Women’s Day Special | Ekta Kapoor, Guneet Monga and Tahira Kashyap Khurrana: We just want to create better opportunities for women
Something that started as an idea between producer Guneet Monga and filmmaker Tahira Kashyap Khurrana a year resulted in four women – Ekta Kapoor and Ruchikaa Kapoor Sheikh coming together for a unique cinema collective, whose inaugural project, Bittu is now a serious Oscar nomination contender in the best live action in short film category.
Indian Women Rising (IWR) is meant to discover, nurture and shine spotlight on the Indian female talent in cinema across the world.
“A year ago that we found these stats which informed us that less than 5 percent women in India are directors and that stirred a conversation between us. Early this year when Karishma Dev Dube, director of Bittu, reached out to me that she needed our support and an outreach, we all came in together and decided to put some structure into it,” shares Monga, who is the name behind has the helm of pushing content-driven cinema with films like The Lunchbox (2013), Masaan (2015), and Oscar winning short documentary Period. End of Sentence.
Kapoor, who has produced films such As The Dirty Picture (2011), Lipstick Under My Burkha (2016), Veere Di Wedding (2018) and Dolly Kitty Aur Woh Chamakte Sitare (2020) believes that for women to move ahead, it is just a matter of opportunities.
“There are so many capable talented directors out there but the only difference is the opportunity and space, both personally and professionally. There has been a rapid growth of women taking along each other and creating opportunities for each other. But if we are equally capable why is there only 5 per cent women female directors out there when we are half the population? So clearly there is lack of opportunity for women professionally and personally. We just want to create better opportunities for women,” shares Kapoor.
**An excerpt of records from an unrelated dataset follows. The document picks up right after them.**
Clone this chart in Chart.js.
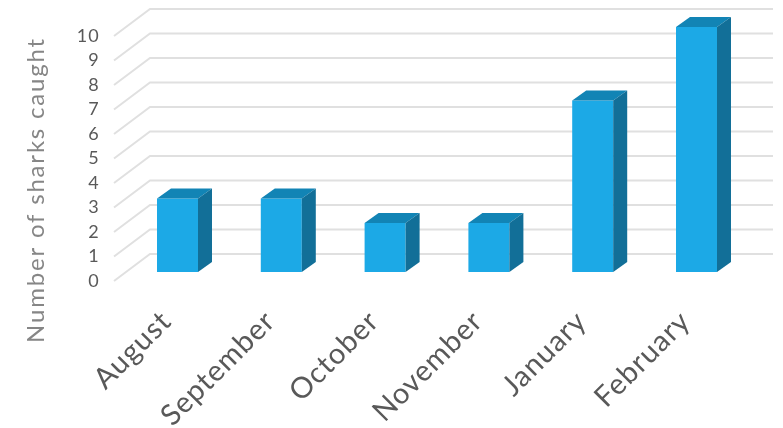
<!DOCTYPE html>
<html>
<head>
<meta charset="utf-8">
<script src="https://cdn.jsdelivr.net/npm/chart.js@4/dist/chart.umd.min.js"></script>
<style>
  html, body { margin: 0; padding: 0; background: #fff; overflow: hidden; }
  canvas { display: block; }
</style>
</head>
<body>
<canvas id="sharkChart" width="783" height="428"></canvas>
<script>
const months = ["August", "September", "October", "November", "January", "February"];
const sharksCaught = [3, 3, 2, 2, 7, 10];
const axisTitle = "Number of sharks caught";

const FONT = "Lato, 'Noto Sans', sans-serif";

// the picture is a fake 3D column chart, Chart.js has no such thing so the
// walls and bar sides are painted around the real scales
const fake3d = {
  id: "fake3d",
  beforeDraw(chart) {
    // reference font is wider than anything installed
    chart.ctx.letterSpacing = "1px";
  },
  beforeDatasetsDraw(chart) {
    const { ctx, chartArea: area, scales: { y } } = chart;
    ctx.save();
    ctx.strokeStyle = "#e0e0e0";
    ctx.lineWidth = 2;
    y.ticks.forEach(t => {
      const p = y.getPixelForValue(t.value);
      ctx.beginPath();
      ctx.moveTo(area.left - 11.6, p + 9);
      ctx.lineTo(area.left + 24.4, p - 18);
      ctx.lineTo(area.right + 24.6, p - 18);
      ctx.stroke();
    });
    ctx.restore();
  },
  afterDatasetsDraw(chart) {
    const { ctx } = chart;
    const dx = 14, dy = -10;
    ctx.save();
    chart.getDatasetMeta(0).data.forEach(bar => {
      const l = bar.x - bar.width / 2, r = bar.x + bar.width / 2;
      ctx.fillStyle = "#1284b5";
      ctx.beginPath();
      ctx.moveTo(l, bar.y);
      ctx.lineTo(l + dx, bar.y + dy);
      ctx.lineTo(r + dx, bar.y + dy);
      ctx.lineTo(r, bar.y);
      ctx.closePath();
      ctx.fill();
      ctx.fillStyle = "#126f98";
      ctx.beginPath();
      ctx.moveTo(r, bar.y);
      ctx.lineTo(r + dx, bar.y + dy);
      ctx.lineTo(r + dx, bar.base + dy);
      ctx.lineTo(r, bar.base);
      ctx.closePath();
      ctx.fill();
    });
    ctx.restore();
  },
  afterDraw(chart) {
    const { ctx } = chart;
    ctx.save();
    ctx.translate(36, 190);
    ctx.rotate(-Math.PI / 2);
    ctx.font = "24px " + FONT;
    ctx.letterSpacing = "1.8px";
    ctx.fillStyle = "#868686";
    ctx.textAlign = "center";
    ctx.textBaseline = "middle";
    ctx.fillText(axisTitle, 0, 0);
    ctx.restore();
  }
};

new Chart(document.getElementById("sharkChart"), {
  type: "bar",
  data: {
    labels: months,
    datasets: [{
      data: sharksCaught,
      backgroundColor: "#1ca9e6",
      categoryPercentage: 1,
      barPercentage: 0.395
    }]
  },
  options: {
    responsive: false,
    animation: false,
    layout: { padding: { top: 27, right: 34.6, left: 0, bottom: 0 } },
    plugins: { legend: { display: false }, tooltip: { enabled: false } },
    scales: {
      x: {
        border: { display: false },
        grid: { display: false, drawTicks: false },
        afterFit(scale) { scale.height = 156; },
        ticks: {
          color: "#595959",
          font: { family: FONT, size: 29 },
          minRotation: 45,
          maxRotation: 45,
          padding: 32,
          labelOffset: -11
        }
      },
      y: {
        min: 0,
        max: 10,
        border: { display: false },
        grid: { display: false, drawTicks: false },
        afterFit(scale) {
          scale.width = 125.6;
          scale.paddingTop = 0;
          scale.paddingBottom = 0;
        },
        ticks: {
          stepSize: 1,
          autoSkip: false,
          color: "#595959",
          font: { family: FONT, size: 18 },
          padding: 26,
          labelOffset: 9
        }
      }
    }
  },
  plugins: [fake3d]
});
</script>
</body>
</html>
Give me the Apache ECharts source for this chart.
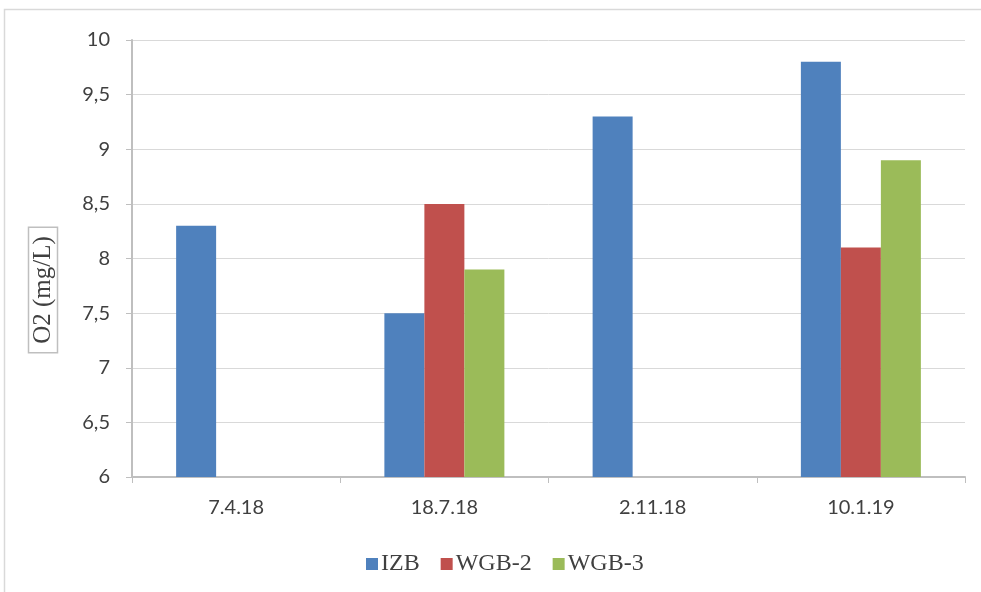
<!DOCTYPE html>
<html><head><meta charset="utf-8">
<script src="https://cdn.jsdelivr.net/npm/echarts@6/dist/echarts.min.js"></script>
<style>html,body{margin:0;padding:0;background:#fff}#c{width:981px;height:592px}</style>
</head><body><div id="c"></div>
<script>
const categories = ['7.4.18', '18.7.18', '2.11.18', '10.1.19'];
const izb = [8.3, 7.5, 9.3, 9.8];
const wgb2 = [null, 8.5, null, 8.1];
const wgb3 = [null, 7.9, null, 8.9];
const seriesNames = ['IZB', 'WGB-2', 'WGB-3'];
const colors = ['#4f81bd', '#c0504d', '#9bbb59'];
const yAxisTitle = 'O2 (mg/L)';

const chart = echarts.init(document.getElementById('c'));
const mk = (name, data, color) => ({
  name, type: 'bar', data, barWidth: 40, barGap: '0%',
  itemStyle: { color }
});
chart.setOption({
  animation: false,
  graphic: [
    { type: 'rect', shape: { x: 4.5, y: 9.5, width: 990, height: 600 },
      style: { fill: 'none', stroke: '#d9d9d9', lineWidth: 1.5 } },
    { type: 'text', x: 43, y: 290, rotation: Math.PI / 2,
      style: { text: yAxisTitle, align: 'center', verticalAlign: 'middle',
        font: '25px "Liberation Serif"', fill: '#404040',
        borderColor: '#bfbfbf', borderWidth: 1.5, padding: [3, 9, 1, 9] } }
  ],
  grid: { left: 132, right: 16, top: 40, bottom: 115 },
  legend: {
    data: seriesNames, left: 361, top: 547, itemWidth: 12, itemHeight: 12, itemGap: 21,
    icon: 'rect',
    textStyle: { fontFamily: 'Liberation Serif', fontSize: 24, color: '#404040', padding: [0, 0, 0, -2] }
  },
  xAxis: {
    type: 'category', data: categories,
    axisLine: { lineStyle: { color: '#bfbfbf', width: 2 } },
    axisTick: { show: true, length: 6, lineStyle: { color: '#bfbfbf' } },
    axisLabel: { margin: 21, fontFamily: 'Lato', fontSize: 20, color: '#404040' }
  },
  yAxis: {
    type: 'value', min: 6, max: 10, interval: 0.5,
    axisLine: { show: true, lineStyle: { color: '#bfbfbf', width: 2 } },
    axisTick: { show: true, length: 6, lineStyle: { color: '#bfbfbf' } },
    splitLine: { lineStyle: { color: '#d9d9d9' } },
    axisLabel: { margin: 22, fontFamily: 'Lato', fontSize: 20, color: '#404040',
      formatter: v => String(v).replace('.', ',') }
  },
  series: [mk(seriesNames[0], izb, colors[0]), mk(seriesNames[1], wgb2, colors[1]), mk(seriesNames[2], wgb3, colors[2])]
});
</script></body></html>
Talking about her experience as a filmmaker and write, Khurrana says, “I wouldn’t lie and hide the fact that it is difficult for women led stories and protagonists. When they are in the lead then it is almost like a risk that they are taking. But there are people who are willing to give women a chance and I wish it was not gender specific but sadly it is only mostly women who are sticking up for women stories. There is a bias against women but I think now is the time to grow out of it. We are in a better space now with OTT being bombarded by women-centric content and women-backed content, which shows there is an appetite for stories. The hesitation lies in the deep rooted patriarchy that we need to uproot.”
Monga adds that their aim is to do just that and more. “It is very important that we celebrate these voices in the mainstream. While filmmakers have their own journey making a film, a lot of them do not know how to amplify their work. We are here to amplify, distribute and celebrating women voices in mainstream,” she concludes.